Both the Plains Wanderer and the three species of Seed-snipe have long been emblematic for me as they beautifully represent our unique Gondwanan heritage and a world connected by birds.

You’ve got a golden ticket to go anywhere in the world to see a bird? Where would you go and why?

My golden ticket will take me to the small island of Ua Huka in French Polynesia, which is the final refuge for the critically endangered Ultramarine Lorikeet (Vini ultramarine). During the 1970s, the bird could still be found on three other islands in the Marquesas group. However, due to deforestation and especially predation by invasive black rats and cats, the Ultramarine Lorikeet had disappeared by 2008 from every island except Ua Huka.

 

To see the bird in its natural habitat would be, for me, a thrill but at the same time sad reminder of the terrible impact of invasive species on birds and other wildlife worldwide, but particularly on small Pacific islands like this, where bird species after bird species has gone extinct because of the ravaging rat! 

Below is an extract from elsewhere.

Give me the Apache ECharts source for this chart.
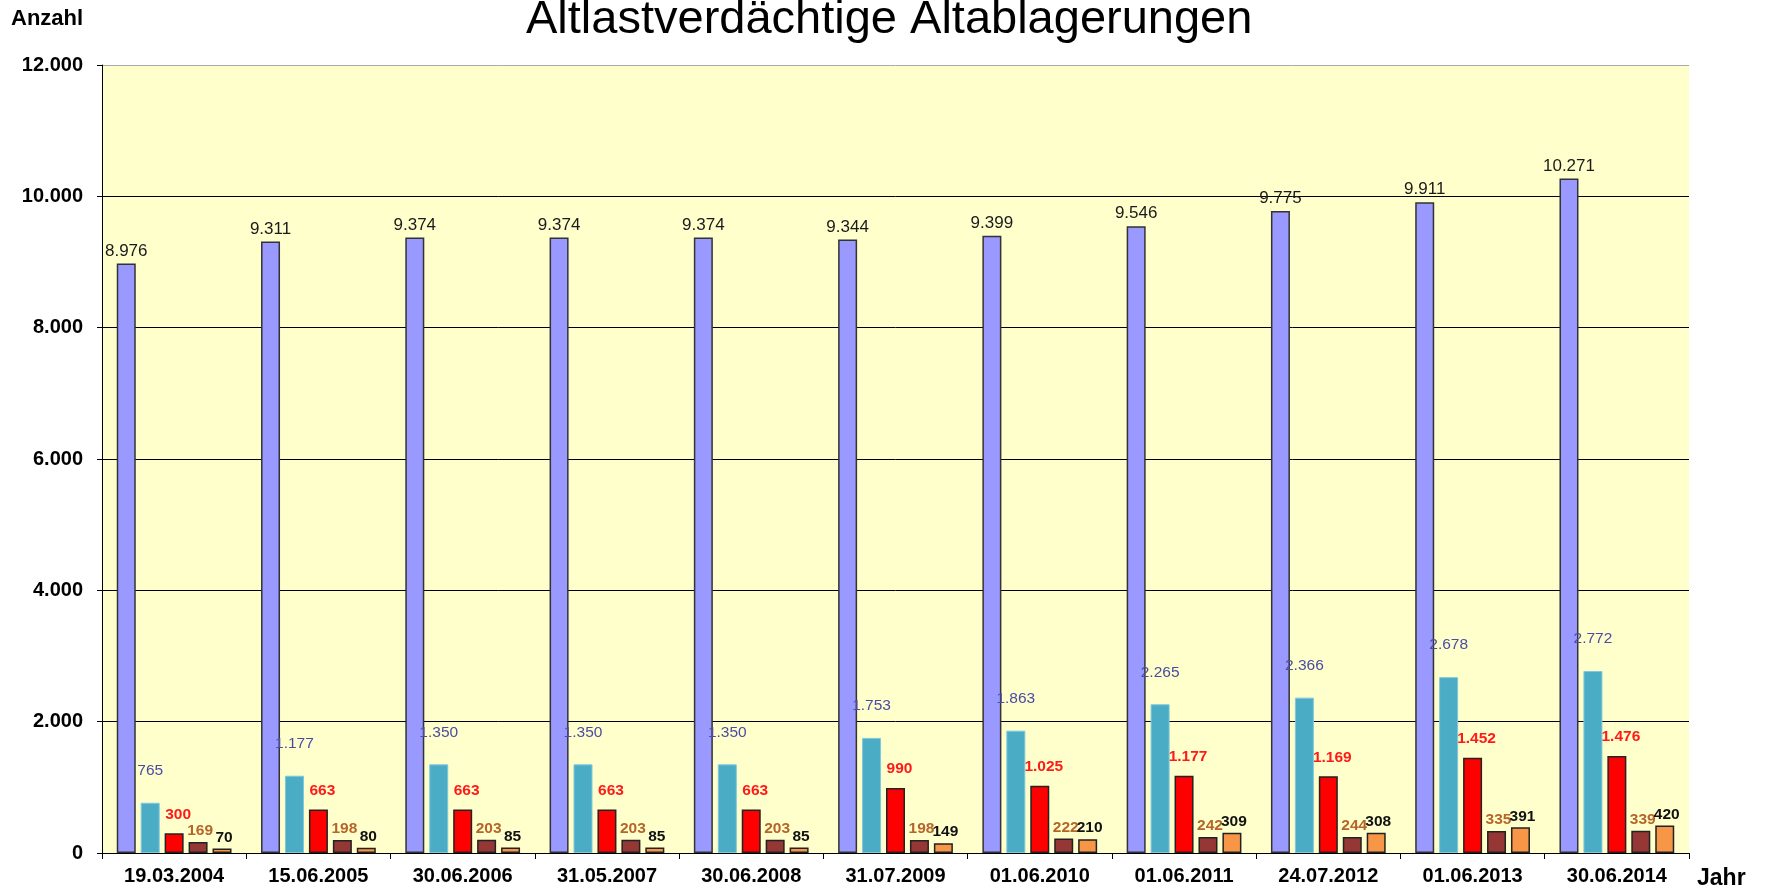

How is birding part of your life today?

From the home garden to the local nature reserve, from local sports ovals and riverside walks to national parks, birds are part of my life. They take me into nature, if sometimes only for a short while, and away from life’s constant noise and intrusions. Birds cause me to pause and listen, to admire nature’s beauty and occasionally become a ‘citizen scientist’.

 

Friendships forged, and sometimes renewed through birds have endured over half a lifetime. It is an interest that I’ve always been able to share with my life partner and together we’ve travelled a world and lived a life accompanied by birdsong.